[Records with drawing code]
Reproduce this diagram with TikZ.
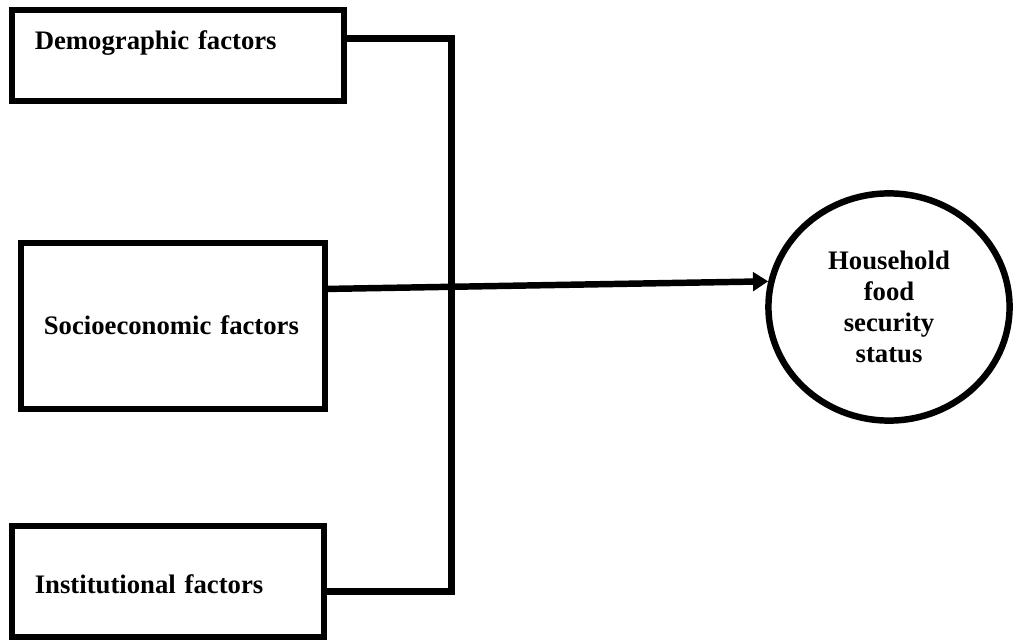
\documentclass[tikz,border=0pt]{standalone}
\usepackage{fontspec}
\setmainfont{Liberation Serif}
\usepackage{tikz}
\usetikzlibrary{
  arrows.meta, positioning, shapes.geometric, calc
}
\definecolor{DK}{RGB}{0,0,0}

\begin{document}
\begin{tikzpicture}[
  factor/.style={draw=DK, line width=4.6pt, outer sep=0pt, anchor=north west,
                 inner xsep=0.57cm, inner ysep=0pt, align=left,
                 font=\fontsize{19}{22}\selectfont\bfseries},
  goal/.style={draw=DK, ellipse, line width=4.6pt, inner sep=0pt,
               minimum width=6.03cm, minimum height=5.68cm,
               align=center, font=\fontsize{19}{22}\selectfont\bfseries},
  conn/.style={draw=DK, line width=4.6pt},
  arr/.style={conn, -{Triangle[length=0.38cm, width=0.46cm]}}
]
\useasboundingbox (0,0) rectangle (25.325,16.075);

% Factors
\node[factor, text width=7.16cm, text height=1.0cm, text depth=1.275cm]
  (demo) at (0.3, 15.825) {Demographic factors};
\node[factor, text width=6.46cm, text height=2.3cm, text depth=1.85cm]
  (socio) at (0.525, 10.0) {Socioeconomic factors};
\node[factor, text width=6.66cm, text height=1.675cm, text depth=1.1cm]
  (inst) at (0.3, 2.925) {Institutional factors};

% Outcome
\node[goal] (hfs) at (22.225, 8.4) {Household\\food\\security\\status};

% Connections
\coordinate (dout) at ($(demo.north east)!0.313!(demo.south east)$);
\coordinate (sout) at ($(socio.north east)!0.277!(socio.south east)$);
\coordinate (iout) at ($(inst.north east)!0.59!(inst.south east)$);
\coordinate (bus) at (11.29, 0);
\draw[conn] (dout) -| (bus |- iout) -- (iout);
\draw[arr] (sout) -- (hfs.168);
\end{tikzpicture}
\end{document}
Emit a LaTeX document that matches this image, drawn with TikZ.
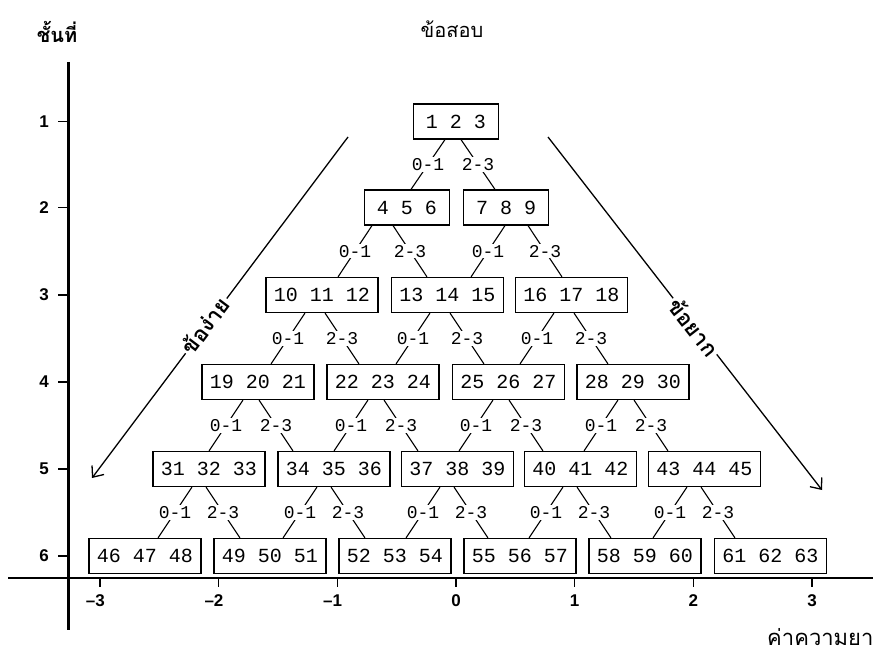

● **SHORT TASK**:
Transcribe the listing in full. Omit the pictures and keep every line exact.

● **RESULT BELOW**:
Reproduce this diagram with TikZ.
\documentclass[tikz,border=0pt]{standalone}
\usepackage{fontspec}
\setmainfont{Liberation Serif}
\usepackage{tikz}
\usetikzlibrary{
  arrows.meta, positioning, shapes.geometric, calc
}
\definecolor{DK}{RGB}{0,0,0}

\begin{document}
\begin{tikzpicture}[
  factor/.style={draw=DK, line width=4.6pt, outer sep=0pt, anchor=north west,
                 inner xsep=0.57cm, inner ysep=0pt, align=left,
                 font=\fontsize{19}{22}\selectfont\bfseries},
  goal/.style={draw=DK, ellipse, line width=4.6pt, inner sep=0pt,
               minimum width=6.03cm, minimum height=5.68cm,
               align=center, font=\fontsize{19}{22}\selectfont\bfseries},
  conn/.style={draw=DK, line width=4.6pt},
  arr/.style={conn, -{Triangle[length=0.38cm, width=0.46cm]}}
]
\useasboundingbox (0,0) rectangle (25.325,16.075);

% Factors
\node[factor, text width=7.16cm, text height=1.0cm, text depth=1.275cm]
  (demo) at (0.3, 15.825) {Demographic factors};
\node[factor, text width=6.46cm, text height=2.3cm, text depth=1.85cm]
  (socio) at (0.525, 10.0) {Socioeconomic factors};
\node[factor, text width=6.66cm, text height=1.675cm, text depth=1.1cm]
  (inst) at (0.3, 2.925) {Institutional factors};

% Outcome
\node[goal] (hfs) at (22.225, 8.4) {Household\\food\\security\\status};

% Connections
\coordinate (dout) at ($(demo.north east)!0.313!(demo.south east)$);
\coordinate (sout) at ($(socio.north east)!0.277!(socio.south east)$);
\coordinate (iout) at ($(inst.north east)!0.59!(inst.south east)$);
\coordinate (bus) at (11.29, 0);
\draw[conn] (dout) -| (bus |- iout) -- (iout);
\draw[arr] (sout) -- (hfs.168);
\end{tikzpicture}
\end{document}
Emit a LaTeX document that matches this image, drawn with TikZ.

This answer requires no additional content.